▶ Provided records
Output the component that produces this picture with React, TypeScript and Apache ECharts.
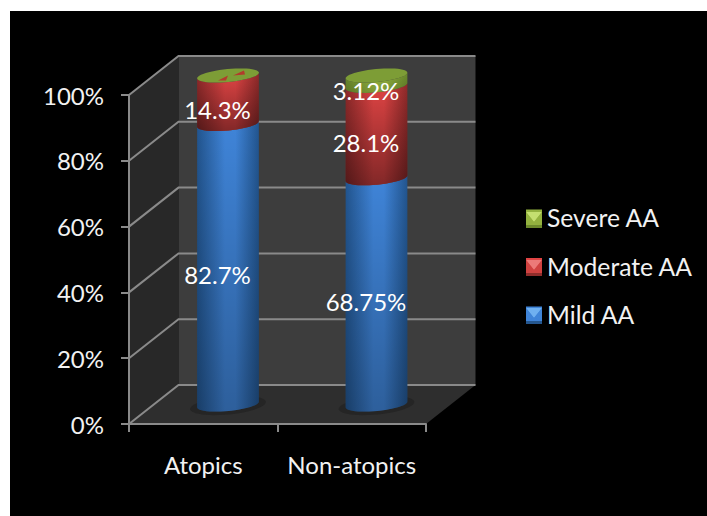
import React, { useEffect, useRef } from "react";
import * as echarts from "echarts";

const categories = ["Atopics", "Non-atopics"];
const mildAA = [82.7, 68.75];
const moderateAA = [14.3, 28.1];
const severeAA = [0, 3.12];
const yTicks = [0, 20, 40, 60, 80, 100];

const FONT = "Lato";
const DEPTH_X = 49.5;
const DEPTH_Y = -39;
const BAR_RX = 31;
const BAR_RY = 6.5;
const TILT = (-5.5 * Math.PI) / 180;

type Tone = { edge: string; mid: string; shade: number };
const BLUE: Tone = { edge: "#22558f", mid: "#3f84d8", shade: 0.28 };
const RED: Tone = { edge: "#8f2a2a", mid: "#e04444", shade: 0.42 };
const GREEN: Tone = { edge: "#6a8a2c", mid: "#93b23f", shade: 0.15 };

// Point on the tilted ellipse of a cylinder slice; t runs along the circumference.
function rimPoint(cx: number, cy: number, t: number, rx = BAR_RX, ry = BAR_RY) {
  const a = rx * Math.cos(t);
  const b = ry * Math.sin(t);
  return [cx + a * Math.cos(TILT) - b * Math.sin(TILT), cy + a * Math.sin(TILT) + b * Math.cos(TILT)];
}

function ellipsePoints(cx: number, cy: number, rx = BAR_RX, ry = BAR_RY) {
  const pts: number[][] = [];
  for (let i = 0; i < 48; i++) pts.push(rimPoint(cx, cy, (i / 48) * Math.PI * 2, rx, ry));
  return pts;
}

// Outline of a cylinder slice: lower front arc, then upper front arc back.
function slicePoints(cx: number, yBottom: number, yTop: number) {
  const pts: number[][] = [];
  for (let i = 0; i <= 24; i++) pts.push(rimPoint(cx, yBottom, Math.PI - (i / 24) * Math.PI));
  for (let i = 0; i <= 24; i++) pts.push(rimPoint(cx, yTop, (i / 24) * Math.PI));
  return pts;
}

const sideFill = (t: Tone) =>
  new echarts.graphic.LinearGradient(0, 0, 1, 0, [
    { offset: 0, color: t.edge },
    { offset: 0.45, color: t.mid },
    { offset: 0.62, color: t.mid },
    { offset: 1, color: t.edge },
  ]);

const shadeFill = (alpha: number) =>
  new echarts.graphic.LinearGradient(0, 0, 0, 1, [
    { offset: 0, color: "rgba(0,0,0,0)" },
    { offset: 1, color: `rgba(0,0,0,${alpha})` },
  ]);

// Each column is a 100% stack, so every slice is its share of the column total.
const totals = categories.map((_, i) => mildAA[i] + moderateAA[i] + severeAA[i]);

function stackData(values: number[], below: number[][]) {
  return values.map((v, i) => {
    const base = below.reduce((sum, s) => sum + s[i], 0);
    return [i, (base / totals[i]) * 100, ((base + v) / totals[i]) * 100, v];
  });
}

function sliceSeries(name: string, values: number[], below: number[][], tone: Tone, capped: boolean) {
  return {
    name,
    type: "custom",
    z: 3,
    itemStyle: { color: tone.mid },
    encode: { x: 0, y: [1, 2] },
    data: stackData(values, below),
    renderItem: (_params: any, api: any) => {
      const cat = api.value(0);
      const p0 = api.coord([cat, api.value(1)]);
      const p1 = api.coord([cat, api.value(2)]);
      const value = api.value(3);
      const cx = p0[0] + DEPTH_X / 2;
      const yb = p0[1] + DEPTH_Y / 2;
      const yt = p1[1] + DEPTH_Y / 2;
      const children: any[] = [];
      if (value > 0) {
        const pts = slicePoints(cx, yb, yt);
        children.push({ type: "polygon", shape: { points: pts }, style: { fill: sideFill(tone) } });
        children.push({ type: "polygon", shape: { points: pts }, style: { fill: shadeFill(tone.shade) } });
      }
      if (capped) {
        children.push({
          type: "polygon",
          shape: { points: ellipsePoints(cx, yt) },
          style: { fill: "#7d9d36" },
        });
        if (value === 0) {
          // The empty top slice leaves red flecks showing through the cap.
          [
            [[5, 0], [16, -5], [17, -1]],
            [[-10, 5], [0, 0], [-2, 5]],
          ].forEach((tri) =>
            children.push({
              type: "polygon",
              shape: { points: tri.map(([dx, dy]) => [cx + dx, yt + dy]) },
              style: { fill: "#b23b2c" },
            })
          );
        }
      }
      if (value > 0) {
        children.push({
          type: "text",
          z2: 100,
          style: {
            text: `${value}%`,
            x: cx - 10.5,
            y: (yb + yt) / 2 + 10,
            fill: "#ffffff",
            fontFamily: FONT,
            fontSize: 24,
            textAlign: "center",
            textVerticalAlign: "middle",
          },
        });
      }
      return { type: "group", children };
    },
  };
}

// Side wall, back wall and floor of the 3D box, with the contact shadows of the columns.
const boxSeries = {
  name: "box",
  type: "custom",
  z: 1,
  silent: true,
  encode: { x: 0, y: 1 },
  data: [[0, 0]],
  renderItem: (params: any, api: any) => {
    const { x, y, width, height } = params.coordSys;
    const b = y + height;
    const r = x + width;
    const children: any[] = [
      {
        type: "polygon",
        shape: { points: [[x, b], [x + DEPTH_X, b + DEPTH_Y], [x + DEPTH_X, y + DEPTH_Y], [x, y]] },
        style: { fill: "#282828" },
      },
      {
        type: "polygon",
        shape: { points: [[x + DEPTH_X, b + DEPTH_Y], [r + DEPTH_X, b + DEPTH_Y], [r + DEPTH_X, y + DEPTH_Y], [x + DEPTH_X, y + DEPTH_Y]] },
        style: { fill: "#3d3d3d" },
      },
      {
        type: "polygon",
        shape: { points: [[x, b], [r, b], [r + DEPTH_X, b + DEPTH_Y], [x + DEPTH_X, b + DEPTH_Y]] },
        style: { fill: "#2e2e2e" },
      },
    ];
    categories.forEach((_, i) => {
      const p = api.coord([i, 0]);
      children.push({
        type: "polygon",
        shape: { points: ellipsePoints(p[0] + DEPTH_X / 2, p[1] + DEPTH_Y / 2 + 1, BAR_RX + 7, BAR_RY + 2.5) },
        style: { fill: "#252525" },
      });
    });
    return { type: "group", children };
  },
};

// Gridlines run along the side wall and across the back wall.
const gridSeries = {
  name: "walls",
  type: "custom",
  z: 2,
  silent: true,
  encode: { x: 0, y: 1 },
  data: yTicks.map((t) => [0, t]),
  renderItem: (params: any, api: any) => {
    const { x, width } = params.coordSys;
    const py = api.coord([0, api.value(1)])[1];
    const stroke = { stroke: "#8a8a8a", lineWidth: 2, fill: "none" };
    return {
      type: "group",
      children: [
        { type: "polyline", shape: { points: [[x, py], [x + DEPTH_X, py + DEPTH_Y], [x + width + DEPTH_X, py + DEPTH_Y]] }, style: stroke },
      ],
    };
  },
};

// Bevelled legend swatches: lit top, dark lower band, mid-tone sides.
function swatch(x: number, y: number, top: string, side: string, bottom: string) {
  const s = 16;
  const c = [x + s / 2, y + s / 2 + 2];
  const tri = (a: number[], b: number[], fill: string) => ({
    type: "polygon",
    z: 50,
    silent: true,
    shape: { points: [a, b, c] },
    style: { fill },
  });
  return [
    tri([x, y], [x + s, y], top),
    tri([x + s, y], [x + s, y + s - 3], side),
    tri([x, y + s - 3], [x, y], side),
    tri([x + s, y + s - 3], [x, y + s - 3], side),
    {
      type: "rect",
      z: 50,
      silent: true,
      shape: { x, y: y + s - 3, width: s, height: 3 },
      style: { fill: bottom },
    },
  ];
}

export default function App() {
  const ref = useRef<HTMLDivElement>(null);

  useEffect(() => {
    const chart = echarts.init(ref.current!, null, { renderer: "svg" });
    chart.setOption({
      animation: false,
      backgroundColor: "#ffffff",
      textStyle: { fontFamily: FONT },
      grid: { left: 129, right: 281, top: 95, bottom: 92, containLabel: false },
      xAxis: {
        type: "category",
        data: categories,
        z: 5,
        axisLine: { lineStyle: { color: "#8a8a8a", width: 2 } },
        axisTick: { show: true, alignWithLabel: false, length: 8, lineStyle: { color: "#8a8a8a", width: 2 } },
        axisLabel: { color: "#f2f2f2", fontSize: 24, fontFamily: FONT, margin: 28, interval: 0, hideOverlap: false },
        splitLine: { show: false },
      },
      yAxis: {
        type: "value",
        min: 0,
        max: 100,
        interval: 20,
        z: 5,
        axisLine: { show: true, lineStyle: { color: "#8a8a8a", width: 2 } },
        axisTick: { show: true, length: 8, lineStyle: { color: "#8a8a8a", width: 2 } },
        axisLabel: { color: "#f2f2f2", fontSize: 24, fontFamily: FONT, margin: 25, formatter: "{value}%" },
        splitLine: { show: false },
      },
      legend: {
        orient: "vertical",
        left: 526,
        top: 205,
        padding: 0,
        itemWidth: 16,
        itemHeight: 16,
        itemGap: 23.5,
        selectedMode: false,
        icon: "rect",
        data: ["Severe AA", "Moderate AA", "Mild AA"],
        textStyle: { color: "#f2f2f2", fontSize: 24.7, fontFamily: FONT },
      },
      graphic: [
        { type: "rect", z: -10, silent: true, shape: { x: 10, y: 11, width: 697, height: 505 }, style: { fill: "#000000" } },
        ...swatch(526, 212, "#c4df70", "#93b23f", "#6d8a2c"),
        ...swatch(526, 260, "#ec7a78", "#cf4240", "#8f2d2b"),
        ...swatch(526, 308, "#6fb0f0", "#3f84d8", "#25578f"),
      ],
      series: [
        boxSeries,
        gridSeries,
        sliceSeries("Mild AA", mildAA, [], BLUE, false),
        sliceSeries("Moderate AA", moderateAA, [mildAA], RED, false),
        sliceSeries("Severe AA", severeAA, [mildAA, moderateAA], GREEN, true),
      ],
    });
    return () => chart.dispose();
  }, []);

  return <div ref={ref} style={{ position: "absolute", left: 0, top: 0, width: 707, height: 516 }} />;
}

* * *

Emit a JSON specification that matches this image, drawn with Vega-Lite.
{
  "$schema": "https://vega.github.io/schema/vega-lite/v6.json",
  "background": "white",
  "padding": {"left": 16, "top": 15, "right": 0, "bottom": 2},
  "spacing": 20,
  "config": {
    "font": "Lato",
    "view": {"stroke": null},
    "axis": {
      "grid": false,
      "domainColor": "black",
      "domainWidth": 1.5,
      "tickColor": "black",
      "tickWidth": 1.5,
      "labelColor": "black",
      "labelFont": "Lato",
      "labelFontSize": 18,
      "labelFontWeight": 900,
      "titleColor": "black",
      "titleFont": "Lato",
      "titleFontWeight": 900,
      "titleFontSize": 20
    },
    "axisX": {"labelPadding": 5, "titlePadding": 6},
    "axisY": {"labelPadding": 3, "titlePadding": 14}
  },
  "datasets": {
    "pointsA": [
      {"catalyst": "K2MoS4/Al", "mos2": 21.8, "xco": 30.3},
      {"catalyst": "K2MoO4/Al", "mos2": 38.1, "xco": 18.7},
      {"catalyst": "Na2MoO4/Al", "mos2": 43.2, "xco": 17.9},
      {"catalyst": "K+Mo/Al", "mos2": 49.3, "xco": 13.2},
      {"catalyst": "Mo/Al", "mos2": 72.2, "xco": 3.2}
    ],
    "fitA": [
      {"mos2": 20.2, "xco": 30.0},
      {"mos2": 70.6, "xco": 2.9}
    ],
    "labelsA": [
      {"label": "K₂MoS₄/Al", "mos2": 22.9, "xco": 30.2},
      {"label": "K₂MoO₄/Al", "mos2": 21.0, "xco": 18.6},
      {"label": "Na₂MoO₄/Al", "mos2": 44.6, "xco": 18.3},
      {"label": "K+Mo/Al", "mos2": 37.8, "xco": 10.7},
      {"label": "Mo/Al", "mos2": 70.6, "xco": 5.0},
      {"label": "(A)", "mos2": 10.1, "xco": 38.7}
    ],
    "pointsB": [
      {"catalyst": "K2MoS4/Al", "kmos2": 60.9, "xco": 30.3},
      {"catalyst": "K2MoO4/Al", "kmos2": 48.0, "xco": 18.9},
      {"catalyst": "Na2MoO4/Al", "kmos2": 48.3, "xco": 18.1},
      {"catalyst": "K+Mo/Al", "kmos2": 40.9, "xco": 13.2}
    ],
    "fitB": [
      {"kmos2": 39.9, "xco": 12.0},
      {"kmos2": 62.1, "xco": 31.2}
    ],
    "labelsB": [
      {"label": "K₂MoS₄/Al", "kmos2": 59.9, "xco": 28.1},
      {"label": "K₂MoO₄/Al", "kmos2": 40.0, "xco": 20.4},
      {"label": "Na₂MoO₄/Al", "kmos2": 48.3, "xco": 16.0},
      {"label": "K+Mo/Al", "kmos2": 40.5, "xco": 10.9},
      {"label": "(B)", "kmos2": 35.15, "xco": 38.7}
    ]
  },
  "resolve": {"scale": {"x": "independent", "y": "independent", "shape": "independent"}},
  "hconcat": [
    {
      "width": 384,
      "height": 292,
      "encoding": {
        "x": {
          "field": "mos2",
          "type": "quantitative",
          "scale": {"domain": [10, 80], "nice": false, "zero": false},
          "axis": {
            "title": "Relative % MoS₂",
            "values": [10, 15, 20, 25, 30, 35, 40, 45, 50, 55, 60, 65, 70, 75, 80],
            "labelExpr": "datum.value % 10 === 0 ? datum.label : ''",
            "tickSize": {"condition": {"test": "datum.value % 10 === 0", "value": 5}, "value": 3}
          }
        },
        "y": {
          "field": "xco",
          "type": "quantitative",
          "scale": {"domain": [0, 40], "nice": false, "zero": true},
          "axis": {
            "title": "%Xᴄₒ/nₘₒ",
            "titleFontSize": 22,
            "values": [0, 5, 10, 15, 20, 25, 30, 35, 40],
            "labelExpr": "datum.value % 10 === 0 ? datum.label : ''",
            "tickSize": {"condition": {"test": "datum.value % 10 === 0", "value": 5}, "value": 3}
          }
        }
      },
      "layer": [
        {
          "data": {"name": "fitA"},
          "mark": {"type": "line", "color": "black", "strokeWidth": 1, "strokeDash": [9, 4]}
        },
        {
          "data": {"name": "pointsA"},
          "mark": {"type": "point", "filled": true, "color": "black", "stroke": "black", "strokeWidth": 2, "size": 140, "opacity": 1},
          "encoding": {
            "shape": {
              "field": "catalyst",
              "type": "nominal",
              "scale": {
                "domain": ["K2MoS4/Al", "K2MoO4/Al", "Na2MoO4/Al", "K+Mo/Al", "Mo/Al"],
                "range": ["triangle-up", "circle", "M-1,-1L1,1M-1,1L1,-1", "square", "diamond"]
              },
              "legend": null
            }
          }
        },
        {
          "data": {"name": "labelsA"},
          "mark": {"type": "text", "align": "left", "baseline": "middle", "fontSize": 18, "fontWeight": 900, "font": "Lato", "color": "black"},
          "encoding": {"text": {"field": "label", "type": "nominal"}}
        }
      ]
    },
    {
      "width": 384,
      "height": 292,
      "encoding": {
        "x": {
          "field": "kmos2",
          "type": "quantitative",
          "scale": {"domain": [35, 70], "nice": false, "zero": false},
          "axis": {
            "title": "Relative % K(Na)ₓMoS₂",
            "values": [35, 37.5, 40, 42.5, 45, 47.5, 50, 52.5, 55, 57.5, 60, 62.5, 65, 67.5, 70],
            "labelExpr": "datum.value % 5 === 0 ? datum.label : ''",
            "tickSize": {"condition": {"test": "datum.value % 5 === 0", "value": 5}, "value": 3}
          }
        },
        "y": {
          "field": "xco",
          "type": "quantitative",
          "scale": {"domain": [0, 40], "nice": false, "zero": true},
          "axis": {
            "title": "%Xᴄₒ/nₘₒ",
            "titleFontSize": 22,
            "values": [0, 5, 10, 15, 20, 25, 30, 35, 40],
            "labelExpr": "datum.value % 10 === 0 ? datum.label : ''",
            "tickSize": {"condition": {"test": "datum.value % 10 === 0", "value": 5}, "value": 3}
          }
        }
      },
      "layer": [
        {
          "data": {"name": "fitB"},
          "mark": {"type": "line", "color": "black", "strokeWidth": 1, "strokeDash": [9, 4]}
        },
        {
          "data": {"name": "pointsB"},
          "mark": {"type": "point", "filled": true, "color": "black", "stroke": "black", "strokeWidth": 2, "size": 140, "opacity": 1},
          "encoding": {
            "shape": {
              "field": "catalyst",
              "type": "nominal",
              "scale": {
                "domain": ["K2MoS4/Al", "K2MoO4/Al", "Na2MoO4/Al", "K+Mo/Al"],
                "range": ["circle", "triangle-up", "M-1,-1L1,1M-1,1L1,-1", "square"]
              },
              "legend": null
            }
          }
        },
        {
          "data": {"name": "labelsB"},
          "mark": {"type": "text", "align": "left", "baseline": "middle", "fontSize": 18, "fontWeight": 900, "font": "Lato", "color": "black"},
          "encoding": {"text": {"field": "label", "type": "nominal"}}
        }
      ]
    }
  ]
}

▶ Set exercise
List the lines of the records where "React" occurs.

▶ Reply to the task
Output the component that produces this picture with React, TypeScript and Apache ECharts.
import React, { useEffect, useRef } from "react";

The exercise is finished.